Is there some way to simplify the polynomials as we're going along so that we don't end up with them being too big and so that we can then just look at the polynomials? Not that I know of. I think the polynomials are really going to be big.

And so there's not going to be any way to view it just as-- if you could, it would be fantastic, because that would give you a deterministic algorithm. I think the only way that people know how to do this in terms of random inputs to a polynomial, which is too big to write down. If you could write it down and just analyze the polynomials, you'd have a huge, huge result there. Oh, I'm glad people like this proof. That's good.

How many actual quantities are there in the formula? I'm not sure what that means. What formula? I mean, the polynomial is huge. The number of different polynomials-- well, I guess I don't understand the question.

What motivates the idea of arithmetization? What would make somebody think of this? I'm not sure, actually. But we're going to use it even in a more remarkable way in the last two lectures of the course, so stay tuned.

I mean, this is sort of clever, but seems very specialized. But the next part, where we go to the next application, we're going to use this to analyze satisfiability, which is a much more general kind of a situation. And that, I think, is especially remarkable.

For the polynomials p1 and p2, it's only a polynomial number-- I don't think so, because-- well, it depends on the size of the field.
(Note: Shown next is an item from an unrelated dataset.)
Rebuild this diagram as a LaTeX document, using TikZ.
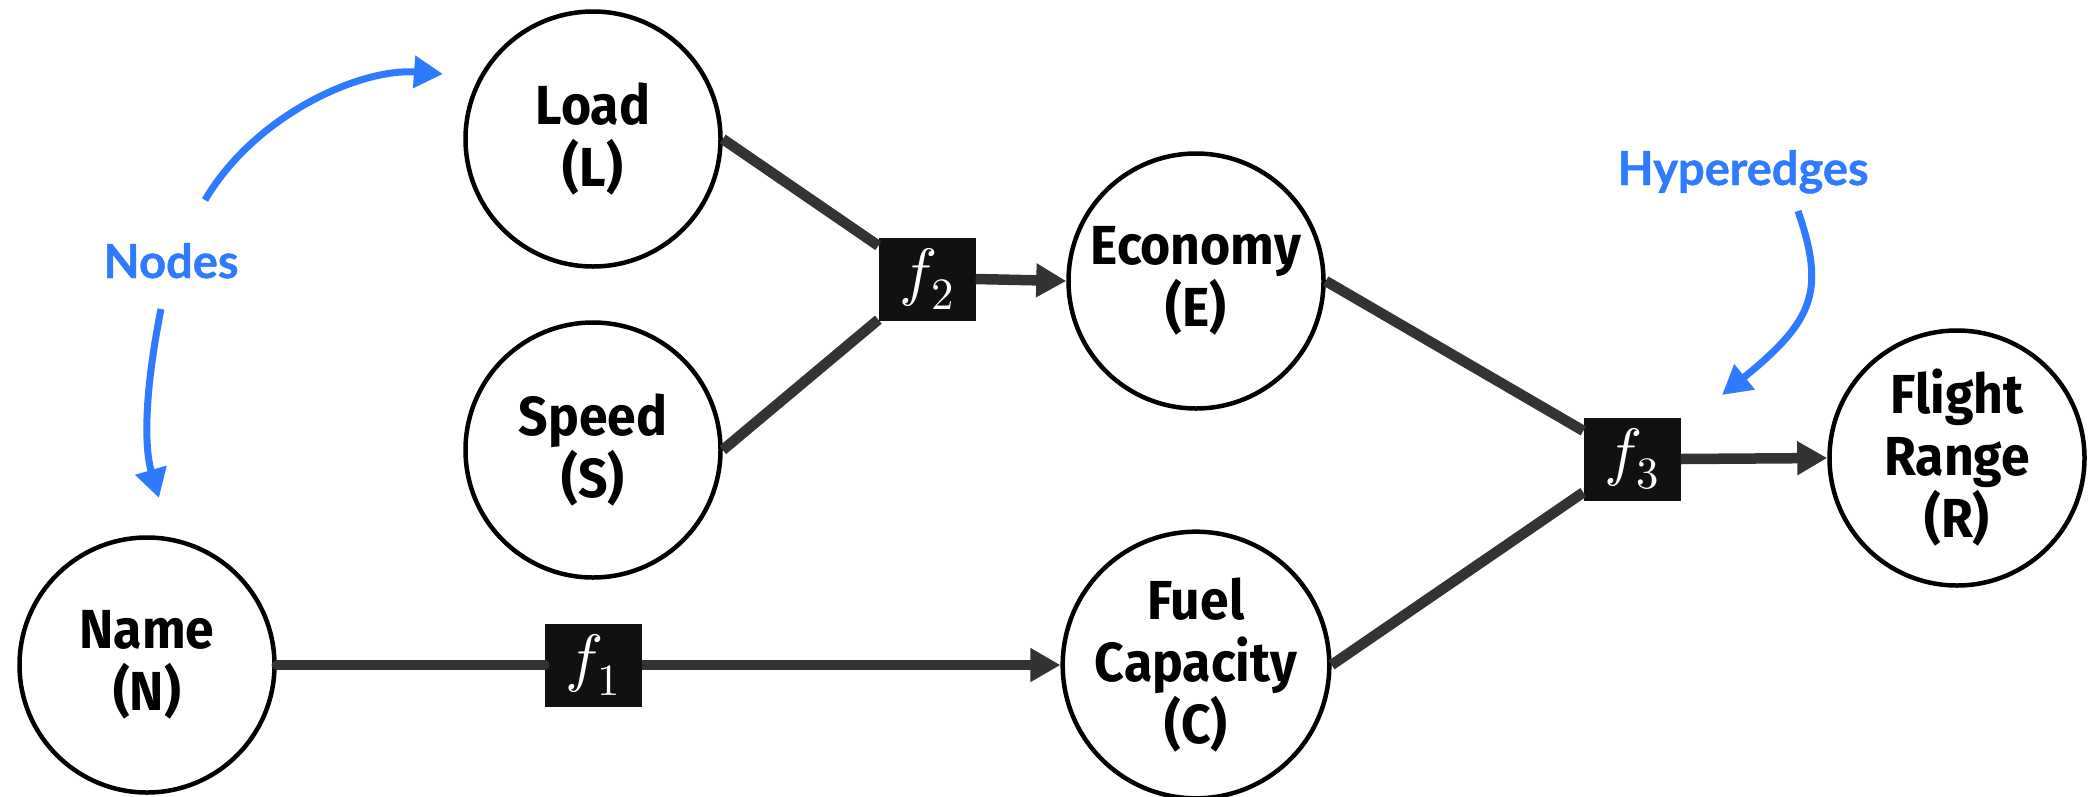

The size of-- no, it's going to be something like m to the mth power, right? So those are the number of possible inputs.

Each field element has 3m possibilities, roughly. And there are m field elements, so it's m to the 3m different possible inputs that you're picking at random. So anyway, I'm going to shut this down and move over to the office hours Zoom. Feel free to join me there. Otherwise, I will see you all on Thursday. Take care.